I have survived more familial relations, aided by a delicious meal during which I mainly said “zweeyn” (a catch-all term for anything good, or beautiful, or tasty, or delicious) and “mezyaan” (good) and made lots of satisfied runting noises. Those translate well.
Ic an’t wait until the discussion with the village men, when I can chew a piece of Trident Maybe afterwards I can go poo in the dry creek bed with some American friends, and we can congratulate each other on satisfying shits and on returning to the same spot we went poo last time.
My grandfather is watching everything I’m writing ACCCCK
All the funny cultural mistranslations aside, life here is quite nice and comfortable. If only I could find a way not to splash pee on my feet every time I urinate, it would be superb. Alas, the ground is so dry, I think the pee will just keep splashing me and that I will have to get used to it. (Sometimes I wish I was born with a penis).
And to bread. And to athé b’na’na’ (mint tea with a pound of sugar dissolved into it, resulting in a syrupy green liquid I’m supposed to enjoy). Because I will be drinking it, everyday, five times a day. God dammit.
I will be ingesting the same amount of sugar as is found in seven Coca-Colas. Oh well. Such is life.

Goddamn these flies

Later..........
I pooped I’m so excited

8:42 pm
Last night was perhaps the longest of my life. While sleeping, I dreamed an entire week and woke up with a pit in my stomach thinking I was in serious trouble.
In the dream not only had I managed to run away from the rural village, but I had also found Clay. I’m writing this 24 hours after I dreamed all of this, so the finer points of the dream are lost to me. I feel like I found Clay, but perhaps I didn’t find at all? Maybe I just found contact with Kentucky/ I’m not sure. All I know is that while I slept like a rock, my mind was journeying far and wide. I really miss Clay. That’s about all it boils down to.
Today was also the first time I was struck with a genuine feeling of missing Mom. I’ve missed her, but it was only today that my waking mind was flooded with a vision of her. I was meditating on the unfaltering (and almost oppressive) hospitality of Moroccans, and I thought of how Mom always welcomes my friends into the house and feeds them — how she’s an American and modern version of a Moroccan. She doesn’t force feed her guests like Moroccans do, though.
I miss her silly laughter, too. I miss laughing at nonsense with her — especially when Clay appears to find now humor in it whatsoever. That is perhaps the best part of our mother-daughter laughter: that I love it and will continue to love it despite the fact that it’s not funny to anyone else, especially Clay.
While living in the rural village for the rest of this week and trying to find conversation will by no means be easy, I think it will be fine. I pray that I don’t get sick; I’m fighting off my sore throat and runny nose.
The day has ended well, al-Hamdulilah, and that is partly thanks to the fact that Ayn Rand’s We the Living is now “wehzheeb” for “madrasa” (homework for school). I find nothing amiss in telling my family this. It allows me to escape the trials of communication, if only for a short while.
I pray that I never take a toilet, a phone, a computer, a friend, or english for granted again.

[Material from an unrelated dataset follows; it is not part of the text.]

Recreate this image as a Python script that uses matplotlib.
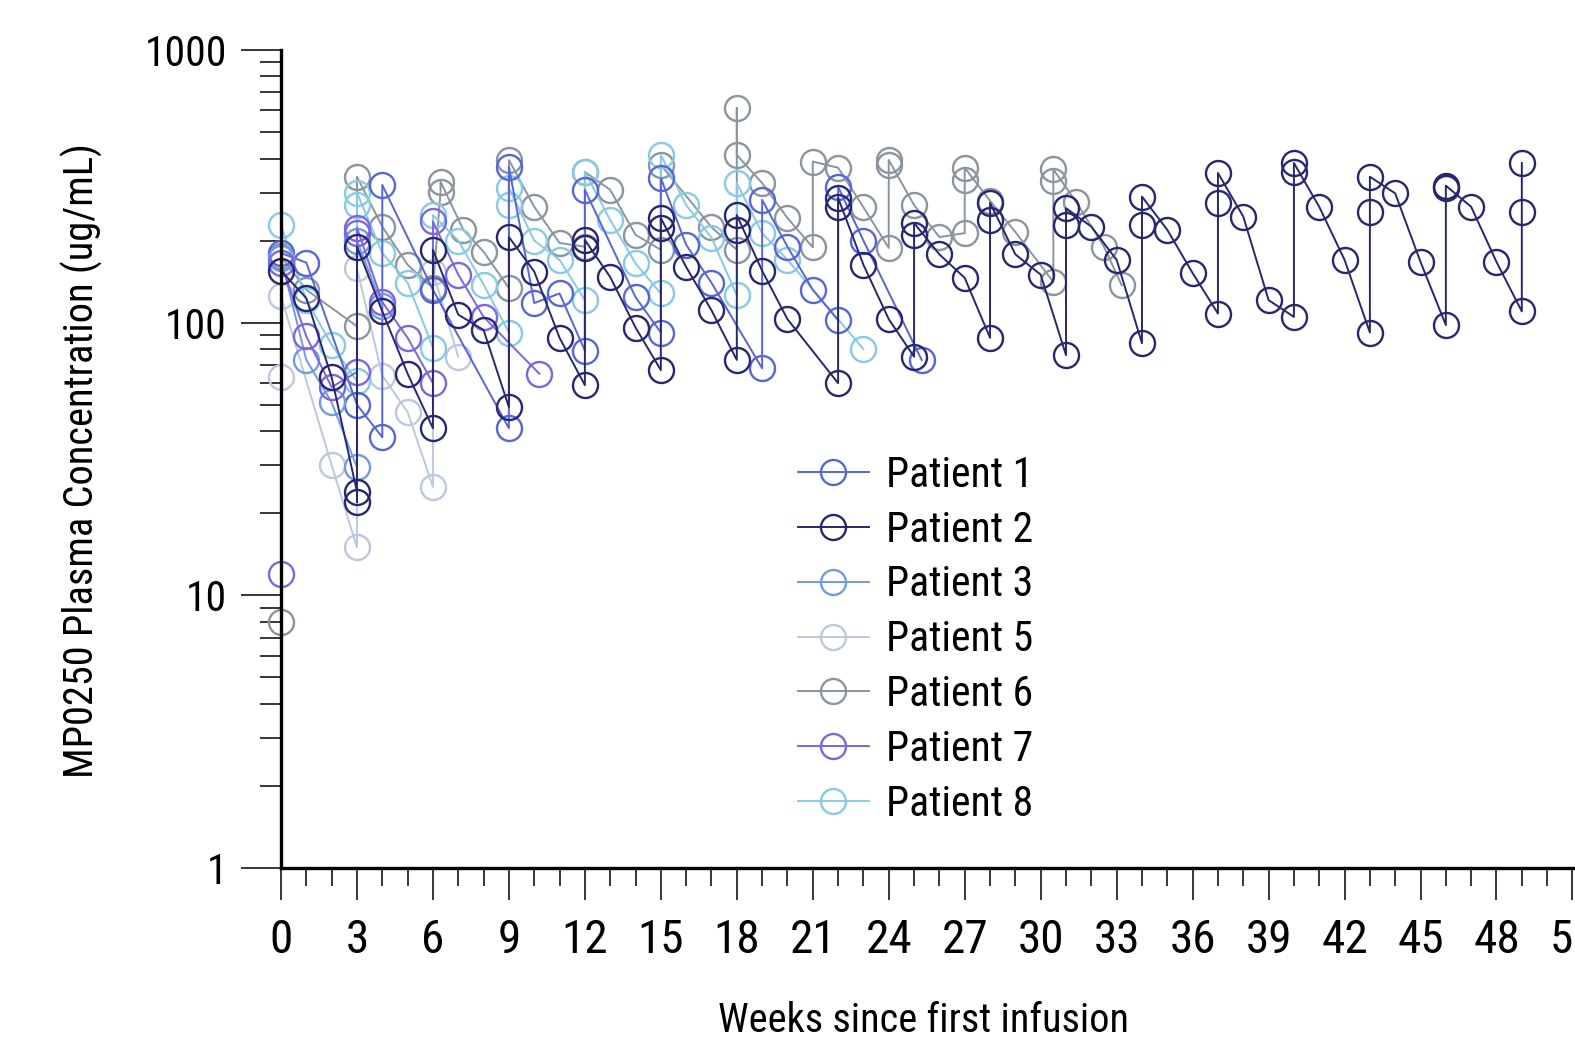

“‘Don’t you know,’ her voice trembled suddenly in a passionate plea she could not hide, ‘don’t yo know that there are things, in the best of us, which no outside hand should dare to touch? Things sacred because, and only because, one can say: ‘This is mine’? Don’t you know that we live only for ourselves, the best of us do, those who are worthy of it? Don’t you know that there is something is us which must not be touched by any state, by any collective, by any number of millions?’” (89)

“‘I don’t want to fight for the people, I don’t want to fight against the people, I don’t want to hear of the people. I want to be left alone — to live.’” (90)


“She said ‘no’ to the words he spoke, and ‘yes’ to the voice that spoke them.”
Isn’t that how it always happens...
how is it that we become enchantsed by those who perchance shouldn’t hold such power over us? but they do, and their hold is strong...
and oh, how we love them. and how easy it is to lose ourselves to them.